# RAO change



## 197649 (Jan 1, 2013)

I just got a call from the RAO here in Marikina. They again are raising the cost from 4000 to 6000 pesos a year, and they plan on taking away our postal benefits. My bank requires a US address to send credit cards, my investment firm also requires a US address.
I know I have seen alternatives from scanning the mail to it being sent to a PO Box. 
Any advise from you folks will be greatly appreciated


----------



## fmartin_gila (May 15, 2011)

I use a mailing service in Houston. Don't think I can post their name according to the forum rules. They use a street address with a number so it seems as if you may be in a mobile home park or such, at least it's not a P O Box number. 

Fred


----------



## jon1 (Mar 18, 2012)

c_acton98 said:


> I just got a call from the RAO here in Marikina. They again are raising the cost from 4000 to 6000 pesos a year, and they plan on taking away our postal benefits. My bank requires a US address to send credit cards, my investment firm also requires a US address.
> I know I have seen alternatives from scanning the mail to it being sent to a PO Box.
> Any advise from you folks will be greatly appreciated


My RAO in Olongapo Retired Activities Office (RAO) Subic Bay, Philippines didn't mention anything to that when I inquired to the renewal rate for this coming year. It is $72. I will inquire when I pay this coming week. From what I gather, these offices are all run and operated by volunteers.

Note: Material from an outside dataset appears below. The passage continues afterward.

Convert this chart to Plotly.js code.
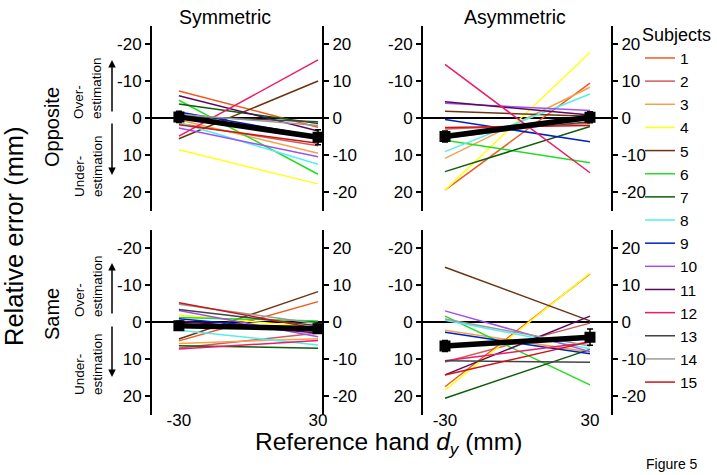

I have zero complaints with our chapter.


----------



## 197649 (Jan 1, 2013)

jon1 said:


> My RAO in Olongapo Retired Activities Office (RAO) Subic Bay, Philippines didn't mention anything to that when I inquired to the renewal rate for this coming year. It is $72. I will inquire when I pay this coming week. From what I gather, these offices are all run and operated by volunteers.
> 
> I have zero complaints with our chapter.


I am going to call Manila tomorrow


----------



## fmartin_gila (May 15, 2011)

As requested, PM sent.

Fred


----------



## pakawala (Sep 10, 2014)

Perhaps you could consider AC-RAO If Manila RAO does in fact stop FPO service.

RAO

You could designate someone to pick up your mail instead of making the trip or use it as an excuse to head to AC.


----------